Saat itu kami sedang ngantri di Bioskop untuk nonton film "Rumah Tanpa Jendela"
di salah satu bioskop 21.
Antrian cukup panjang membuat kami menduga-duga apa yang akan ditonton.
Di belakang counter ikut terpampang "Hari ini" : Cinema 1: Rumah Tanpa Jendela, cinema 2: Pocong Negesot, cinema 3: Arwah Goyang Kerawang, cinema 4: Jenglot.
Wah, 1 banding 3 nih.
1 inspiring movie 3 horor (apa juga kotor saya gak tahu karena belum nonton).
Apa "Rumah Tanpa Jendela " menang?
Kalau dalam politik biasanya kalau ada 1 kandidat yang berbeda (aliran politik A) melawan 3 kandidat yang mirip (Aliran B), biasanya yang sendiri menjadi lebih mungkin untuk menang.
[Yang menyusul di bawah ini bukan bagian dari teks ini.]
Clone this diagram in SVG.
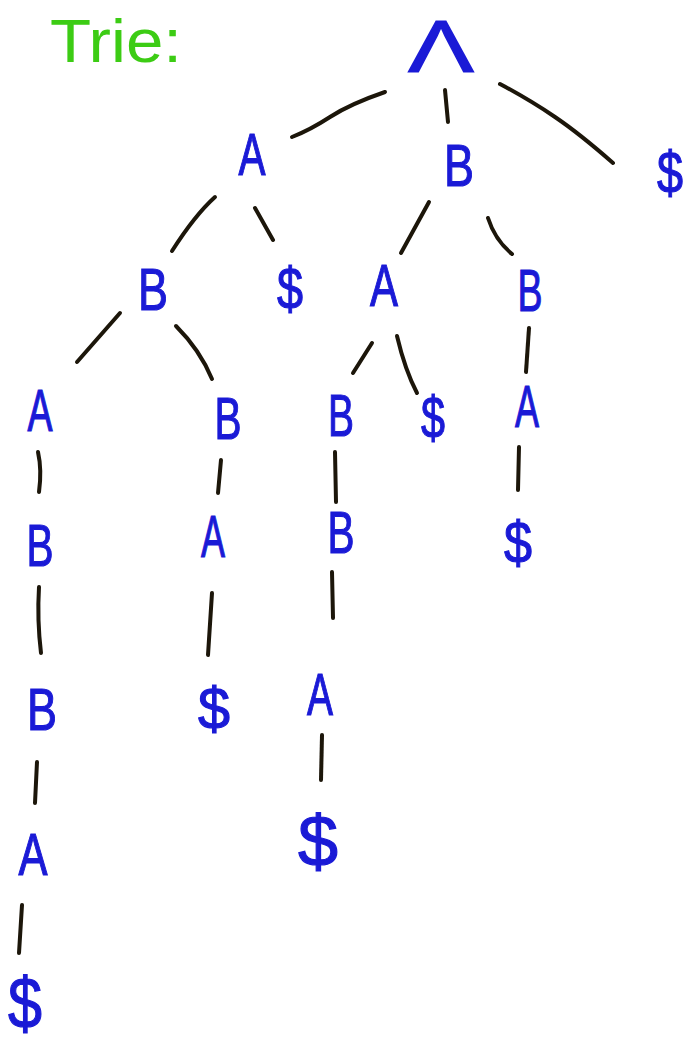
<svg xmlns="http://www.w3.org/2000/svg" width="690" height="1054" viewBox="0 0 690 1054">
<style>
.t{font-family:"Liberation Sans","DejaVu Sans",sans-serif;font-size:60px;fill:#1a1ad6;stroke:#1a1ad6;stroke-width:1.2;text-anchor:middle}
.e{fill:none;stroke:#1c160a;stroke-width:4;stroke-linecap:round;stroke-linejoin:round}
.title{font-family:"Liberation Sans","DejaVu Sans",sans-serif;font-size:62px;fill:#3ccc14}
</style>
<rect width="690" height="1054" fill="#ffffff"/>
<text class="title" x="50" y="62" textLength="132" lengthAdjust="spacingAndGlyphs">Trie:</text>
<g id="connectors">
<path class="e" d="M385,92 Q350,104 330,117 T292,137"/>
<path class="e" d="M445,90 L448,122"/>
<path class="e" d="M500,84 Q530,100 555,117 T613,163"/>
<path class="e" d="M215,197 Q195,215 172,251"/>
<path class="e" d="M255,208 L273,240"/>
<path class="e" d="M429,202 L401,253"/>
<path class="e" d="M488,218 Q495,240 512,254"/>
<path class="e" d="M120,313 L77,362"/>
<path class="e" d="M176,326 Q200,350 212,379"/>
<path class="e" d="M372,343 L353,373"/>
<path class="e" d="M397,336 Q405,370 417,393"/>
<path class="e" d="M529,328 L526,372"/>
<path class="e" d="M38,452 Q42,470 39,492"/>
<path class="e" d="M221,460 L218,493"/>
<path class="e" d="M335,452 L336,502"/>
<path class="e" d="M519,447 L518,490"/>
<path class="e" d="M39,587 Q37,620 41,653"/>
<path class="e" d="M212,593 L208,655"/>
<path class="e" d="M332,572 L333,618"/>
<path class="e" d="M37,762 L35,803"/>
<path class="e" d="M322,735 L321,780"/>
<path class="e" d="M22,905 L19,953"/>
</g>
<g id="n0"><text class="t" x="441" y="72" style="font-size:74px" textLength="66" lengthAdjust="spacingAndGlyphs">Λ</text></g>
<g id="n1"><text class="t" x="252" y="175" textLength="27" lengthAdjust="spacingAndGlyphs">A</text></g>
<g id="n2"><text class="t" x="459" y="186" textLength="30" lengthAdjust="spacingAndGlyphs">B</text></g>
<g id="n3"><text class="t" x="670" y="193" textLength="26" lengthAdjust="spacingAndGlyphs">$</text></g>
<g id="n4"><text class="t" x="153" y="310" textLength="30" lengthAdjust="spacingAndGlyphs">B</text></g>
<g id="n5"><text class="t" x="290" y="309" textLength="26" lengthAdjust="spacingAndGlyphs">$</text></g>
<g id="n6"><text class="t" x="384" y="306" textLength="28" lengthAdjust="spacingAndGlyphs">A</text></g>
<g id="n7"><text class="t" x="530" y="311" textLength="25" lengthAdjust="spacingAndGlyphs">B</text></g>
<g id="n8"><text class="t" x="40" y="431" textLength="25" lengthAdjust="spacingAndGlyphs">A</text></g>
<g id="n9"><text class="t" x="228" y="439" textLength="27" lengthAdjust="spacingAndGlyphs">B</text></g>
<g id="n10"><text class="t" x="341" y="436" textLength="26" lengthAdjust="spacingAndGlyphs">B</text></g>
<g id="n11"><text class="t" x="433" y="438" textLength="24" lengthAdjust="spacingAndGlyphs">$</text></g>
<g id="n12"><text class="t" x="527" y="427" textLength="24" lengthAdjust="spacingAndGlyphs">A</text></g>
<g id="n13"><text class="t" x="40" y="566" textLength="27" lengthAdjust="spacingAndGlyphs">B</text></g>
<g id="n14"><text class="t" x="213" y="557" textLength="24" lengthAdjust="spacingAndGlyphs">A</text></g>
<g id="n15"><text class="t" x="341" y="553" textLength="27" lengthAdjust="spacingAndGlyphs">B</text></g>
<g id="n16"><text class="t" x="518" y="563" textLength="28" lengthAdjust="spacingAndGlyphs">$</text></g>
<g id="n17"><text class="t" x="42" y="730" textLength="30" lengthAdjust="spacingAndGlyphs">B</text></g>
<g id="n18"><text class="t" x="214" y="729" textLength="32" lengthAdjust="spacingAndGlyphs">$</text></g>
<g id="n19"><text class="t" x="320" y="715" textLength="26" lengthAdjust="spacingAndGlyphs">A</text></g>
<g id="n20"><text class="t" x="33" y="875" textLength="29" lengthAdjust="spacingAndGlyphs">A</text></g>
<g id="n21"><text class="t" x="318" y="866" style="font-size:72px" textLength="40" lengthAdjust="spacingAndGlyphs">$</text></g>
<g id="n22"><text class="t" x="25" y="1028" style="font-size:72px" textLength="34" lengthAdjust="spacingAndGlyphs">$</text></g>
</svg>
Kenapa karena pendukung ideologi yang mirip (B) akan terpecah ke tiga kandidat ke B1,B2 atau B3.
Bagaimana dengan RTJ?
Ketika kita tanya ke counter ternyata, penontonnya lumayan.
Tapi masih kalah sama yang ini, sambil menunjuk film-film horor yang ada.
Walah.
Di depan kami ada ibu dan anak yang 'ribut 'mau nonton apa.
Si ibu ngajak anaknya yang masih SD nonton "Rumah Tanpa Jendela", tapi si anak maksa nonton film horor.
Akhirnya ibu ngalah dan mereka nonton film horor. Waduh.
Lalu ada juga di depan seorang wanita berjilbab bersama pria.
Mereka ngantri tak jauh dari kami.
Ketika di tanya mau nonton apa, si wanita berjilbab pilih salah satu film horor. Gubrak.
Ternyata sekalipun tiga layar horor satu "Rumah Tanpa Jendela", sekalipun penggemar film horor dan klenik sudah terpecah tiga layar, jumlah penontonnya masih bisa mengimbangai bahkan mengalahkan "Rumah Tanpa Jendela."
Ini sebabnya produser film akan tetap menyediakan film-film horor.
"DEMAND-NYA TINGGI" permintaannya banyak, peminatnya banyak.
Betulkah?
Sebenarnya tidak juga.
Film horor tidak ada yang menyentuh penonton lebih dari 1 juta (Hanya ada sedikit saja, sejauh ini hanya 1 film horor menyentuh angka 1 juta).
Sedangkan film baik, Laskar Pelangi, Ayat-ayat Cinta, bisa menyentuh angka 3-4 jutaan.
Artinya orang yang merindukan film inspiring lebih banyak dari film horor.
Lalu kenapa banyak film baik banyak berguguran?
Karena orang baiknya "SILENT MAJORITY" dukung tapi diam, nonton kalau sempat bukan menyempatkan.
Lalu bagaimana dengan DEMAND horor yang tetap ada?
Dalam agama, agama apapun, kita dianjurkan untuk mendukung kebaikan, dan melawan keburukan.
Jadi bukan mendukung yang demand-nya tinggi.
Jika keburukan demand-nya tinggi yang bukan disupply tapi ditekan.
Jika kebaikan demand-nya rendah, bukan dibiarkan tapi harus dipromosikan kebaikannya.
Tugas kita dalam kapasitas sebagai individu masyarakat adalah mendukung film baik, buku dan karya baik lainnya. Untuk film kita bisa mulai dengan menonton, mengajak keluarga nonton, merekomendasikan, mempromosikan, dsb.
Sedangkan pemerintah seharusnya berfungsi untuk memastikan film yang beredar baik untuk masyarakat.
Apakah itu tidak demokratis?
Pemerintah kita dipilih secara demokratis, jadi kalau pemerintah memutuskan melarang itu "DEMOKRATIS" atau mewakili rakyat. jadi gak usah takut.
Kalau perlu DPR buat semacam undang-undang anti klenik, karena ini cukup mengganggu intelektual bangsa.